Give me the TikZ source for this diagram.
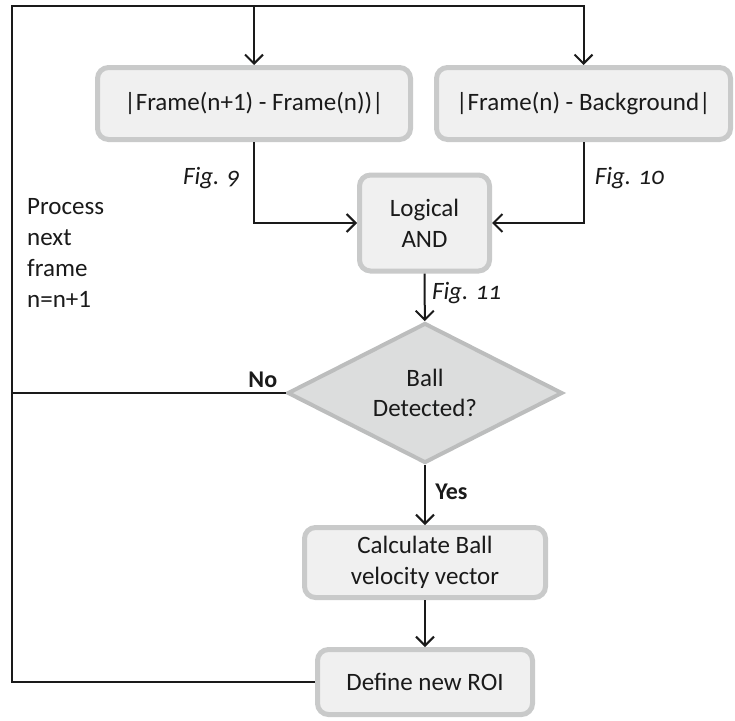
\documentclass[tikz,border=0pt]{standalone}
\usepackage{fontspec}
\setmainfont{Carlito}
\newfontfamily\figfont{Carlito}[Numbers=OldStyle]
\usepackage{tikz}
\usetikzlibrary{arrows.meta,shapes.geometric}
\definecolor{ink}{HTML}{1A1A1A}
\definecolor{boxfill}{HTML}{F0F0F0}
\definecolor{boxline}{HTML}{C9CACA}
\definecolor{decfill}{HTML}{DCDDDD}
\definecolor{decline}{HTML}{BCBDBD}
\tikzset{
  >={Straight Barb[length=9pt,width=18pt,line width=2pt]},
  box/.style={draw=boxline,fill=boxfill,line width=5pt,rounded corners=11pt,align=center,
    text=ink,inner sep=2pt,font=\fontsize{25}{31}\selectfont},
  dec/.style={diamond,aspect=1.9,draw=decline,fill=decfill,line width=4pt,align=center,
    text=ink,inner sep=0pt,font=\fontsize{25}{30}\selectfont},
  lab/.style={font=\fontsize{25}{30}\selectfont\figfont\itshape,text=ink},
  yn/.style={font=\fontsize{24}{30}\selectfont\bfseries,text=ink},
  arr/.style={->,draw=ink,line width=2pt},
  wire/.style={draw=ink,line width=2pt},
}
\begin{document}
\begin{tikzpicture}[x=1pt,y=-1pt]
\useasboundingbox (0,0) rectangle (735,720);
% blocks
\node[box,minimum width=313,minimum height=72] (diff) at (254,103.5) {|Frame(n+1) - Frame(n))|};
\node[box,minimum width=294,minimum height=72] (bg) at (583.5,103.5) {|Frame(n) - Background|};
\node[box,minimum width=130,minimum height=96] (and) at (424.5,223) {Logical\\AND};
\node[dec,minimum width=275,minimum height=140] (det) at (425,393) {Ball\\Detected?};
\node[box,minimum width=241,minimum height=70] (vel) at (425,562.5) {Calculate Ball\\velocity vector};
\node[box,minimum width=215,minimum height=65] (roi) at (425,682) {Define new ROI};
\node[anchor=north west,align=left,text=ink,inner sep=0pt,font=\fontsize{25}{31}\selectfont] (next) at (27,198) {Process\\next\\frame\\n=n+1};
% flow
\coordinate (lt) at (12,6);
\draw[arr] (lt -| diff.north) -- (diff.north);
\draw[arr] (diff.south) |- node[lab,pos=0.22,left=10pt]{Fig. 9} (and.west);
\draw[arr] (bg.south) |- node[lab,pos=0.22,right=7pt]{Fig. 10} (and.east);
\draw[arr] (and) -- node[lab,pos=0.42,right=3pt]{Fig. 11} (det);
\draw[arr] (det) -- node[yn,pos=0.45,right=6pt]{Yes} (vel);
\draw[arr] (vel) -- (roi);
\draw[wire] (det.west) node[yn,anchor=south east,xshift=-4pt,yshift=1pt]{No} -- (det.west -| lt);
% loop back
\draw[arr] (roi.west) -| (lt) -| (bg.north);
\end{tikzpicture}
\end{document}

+ + + + + + +

Restate the data above exactly, stripping out each image.

Give me the TikZ source for this diagram.
\documentclass[tikz,border=0pt]{standalone}
\usepackage{fontspec}
\setmainfont{Carlito}
\newfontfamily\figfont{Carlito}[Numbers=OldStyle]
\usepackage{tikz}
\usetikzlibrary{arrows.meta,shapes.geometric}
\definecolor{ink}{HTML}{1A1A1A}
\definecolor{boxfill}{HTML}{F0F0F0}
\definecolor{boxline}{HTML}{C9CACA}
\definecolor{decfill}{HTML}{DCDDDD}
\definecolor{decline}{HTML}{BCBDBD}
\tikzset{
  >={Straight Barb[length=9pt,width=18pt,line width=2pt]},
  box/.style={draw=boxline,fill=boxfill,line width=5pt,rounded corners=11pt,align=center,
    text=ink,inner sep=2pt,font=\fontsize{25}{31}\selectfont},
  dec/.style={diamond,aspect=1.9,draw=decline,fill=decfill,line width=4pt,align=center,
    text=ink,inner sep=0pt,font=\fontsize{25}{30}\selectfont},
  lab/.style={font=\fontsize{25}{30}\selectfont\figfont\itshape,text=ink},
  yn/.style={font=\fontsize{24}{30}\selectfont\bfseries,text=ink},
  arr/.style={->,draw=ink,line width=2pt},
  wire/.style={draw=ink,line width=2pt},
}
\begin{document}
\begin{tikzpicture}[x=1pt,y=-1pt]
\useasboundingbox (0,0) rectangle (735,720);
% blocks
\node[box,minimum width=313,minimum height=72] (diff) at (254,103.5) {|Frame(n+1) - Frame(n))|};
\node[box,minimum width=294,minimum height=72] (bg) at (583.5,103.5) {|Frame(n) - Background|};
\node[box,minimum width=130,minimum height=96] (and) at (424.5,223) {Logical\\AND};
\node[dec,minimum width=275,minimum height=140] (det) at (425,393) {Ball\\Detected?};
\node[box,minimum width=241,minimum height=70] (vel) at (425,562.5) {Calculate Ball\\velocity vector};
\node[box,minimum width=215,minimum height=65] (roi) at (425,682) {Define new ROI};
\node[anchor=north west,align=left,text=ink,inner sep=0pt,font=\fontsize{25}{31}\selectfont] (next) at (27,198) {Process\\next\\frame\\n=n+1};
% flow
\coordinate (lt) at (12,6);
\draw[arr] (lt -| diff.north) -- (diff.north);
\draw[arr] (diff.south) |- node[lab,pos=0.22,left=10pt]{Fig. 9} (and.west);
\draw[arr] (bg.south) |- node[lab,pos=0.22,right=7pt]{Fig. 10} (and.east);
\draw[arr] (and) -- node[lab,pos=0.42,right=3pt]{Fig. 11} (det);
\draw[arr] (det) -- node[yn,pos=0.45,right=6pt]{Yes} (vel);
\draw[arr] (vel) -- (roi);
\draw[wire] (det.west) node[yn,anchor=south east,xshift=-4pt,yshift=1pt]{No} -- (det.west -| lt);
% loop back
\draw[arr] (roi.west) -| (lt) -| (bg.north);
\end{tikzpicture}
\end{document}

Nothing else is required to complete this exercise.